What is required: Repeat, exactly and completely, the material that follows. Omit the pictures.

Source data:
Start

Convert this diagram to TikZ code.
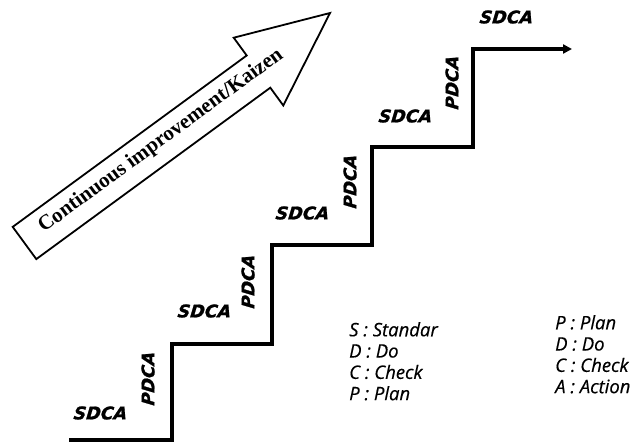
\documentclass[tikz,border=0pt]{standalone}
\usepackage{fontspec}
\usepackage{tikz}
\usetikzlibrary{arrows.meta}
\newfontfamily\stepfont{DejaVu Sans Bold Oblique}[FakeBold=1.2, FakeSlant=0.1]
\newfontfamily\legendfont{Open Sans}[FakeBold=0.4]
\newfontfamily\arrowfont{Liberation Serif}
\tikzstyle{cycle} = [font=\stepfont\fontsize{17.5}{17.5}\selectfont, inner sep=0pt]
\tikzstyle{legend} = [font=\legendfont\itshape\fontsize{18.5}{21.3}\selectfont, align=left, inner sep=0pt, anchor=north west]
\tikzstyle{stairs} = [line width=3.5pt, -{Triangle[length=9pt,width=9pt]}]
\tikzstyle{bigarrow} = [draw=black, fill=white, line width=1.8pt, line join=miter]

\begin{document}
\begin{tikzpicture}[x=1pt, y=-1pt]
\useasboundingbox (0,0) rectangle (641,444);
% big arrow
\draw [bigarrow] (12.7,226.9) -- (246.7,55.5) -- (233.7,37.7) -- (330,13)
    -- (283.3,105.5) -- (270.3,87.7) -- (36.3,259.1) -- cycle;
\node [rotate=36.2, font=\arrowfont\bfseries\fontsize{21}{21}\selectfont] (kaizen) at (161,141)
    {Continuous improvement/Kaizen};
% stairs
\coordinate (start) at (69,440);
\coordinate (finish) at (572,49);
\draw [stairs] (start) -- (172,440) -- (172,344) -- (272,344) -- (272,245)
    -- (372,245) -- (372,147) -- (473,147) -- (473,49) -- (finish);
% labels
\node [cycle] (s1) at (100,413) {SDCA};
\node [cycle, rotate=90] (p1) at (148,379) {PDCA};
\node [cycle] (s2) at (204,311) {SDCA};
\node [cycle, rotate=90] (p2) at (248,282) {PDCA};
\node [cycle] (s3) at (302,213) {SDCA};
\node [cycle, rotate=90] (p3) at (350,182) {PDCA};
\node [cycle] (s4) at (405,116) {SDCA};
\node [cycle, rotate=90] (p4) at (452,83) {PDCA};
\node [cycle] (s5) at (506,17) {SDCA};
% legends
\node [legend] (sdca) at (349,322) {S : Standar\\D : Do\\C : Check\\P : Plan};
\node [legend] (pdca) at (555,315) {P : Plan\\D : Do\\C : Check\\A : Action};
\end{tikzpicture}
\end{document}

End

Solved exercise:
Convert this diagram to TikZ code.
\documentclass[tikz,border=0pt]{standalone}
\usepackage{fontspec}
\usepackage{tikz}
\usetikzlibrary{arrows.meta}
\newfontfamily\stepfont{DejaVu Sans Bold Oblique}[FakeBold=1.2, FakeSlant=0.1]
\newfontfamily\legendfont{Open Sans}[FakeBold=0.4]
\newfontfamily\arrowfont{Liberation Serif}
\tikzstyle{cycle} = [font=\stepfont\fontsize{17.5}{17.5}\selectfont, inner sep=0pt]
\tikzstyle{legend} = [font=\legendfont\itshape\fontsize{18.5}{21.3}\selectfont, align=left, inner sep=0pt, anchor=north west]
\tikzstyle{stairs} = [line width=3.5pt, -{Triangle[length=9pt,width=9pt]}]
\tikzstyle{bigarrow} = [draw=black, fill=white, line width=1.8pt, line join=miter]

\begin{document}
\begin{tikzpicture}[x=1pt, y=-1pt]
\useasboundingbox (0,0) rectangle (641,444);
% big arrow
\draw [bigarrow] (12.7,226.9) -- (246.7,55.5) -- (233.7,37.7) -- (330,13)
    -- (283.3,105.5) -- (270.3,87.7) -- (36.3,259.1) -- cycle;
\node [rotate=36.2, font=\arrowfont\bfseries\fontsize{21}{21}\selectfont] (kaizen) at (161,141)
    {Continuous improvement/Kaizen};
% stairs
\coordinate (start) at (69,440);
\coordinate (finish) at (572,49);
\draw [stairs] (start) -- (172,440) -- (172,344) -- (272,344) -- (272,245)
    -- (372,245) -- (372,147) -- (473,147) -- (473,49) -- (finish);
% labels
\node [cycle] (s1) at (100,413) {SDCA};
\node [cycle, rotate=90] (p1) at (148,379) {PDCA};
\node [cycle] (s2) at (204,311) {SDCA};
\node [cycle, rotate=90] (p2) at (248,282) {PDCA};
\node [cycle] (s3) at (302,213) {SDCA};
\node [cycle, rotate=90] (p3) at (350,182) {PDCA};
\node [cycle] (s4) at (405,116) {SDCA};
\node [cycle, rotate=90] (p4) at (452,83) {PDCA};
\node [cycle] (s5) at (506,17) {SDCA};
% legends
\node [legend] (sdca) at (349,322) {S : Standar\\D : Do\\C : Check\\P : Plan};
\node [legend] (pdca) at (555,315) {P : Plan\\D : Do\\C : Check\\A : Action};
\end{tikzpicture}
\end{document}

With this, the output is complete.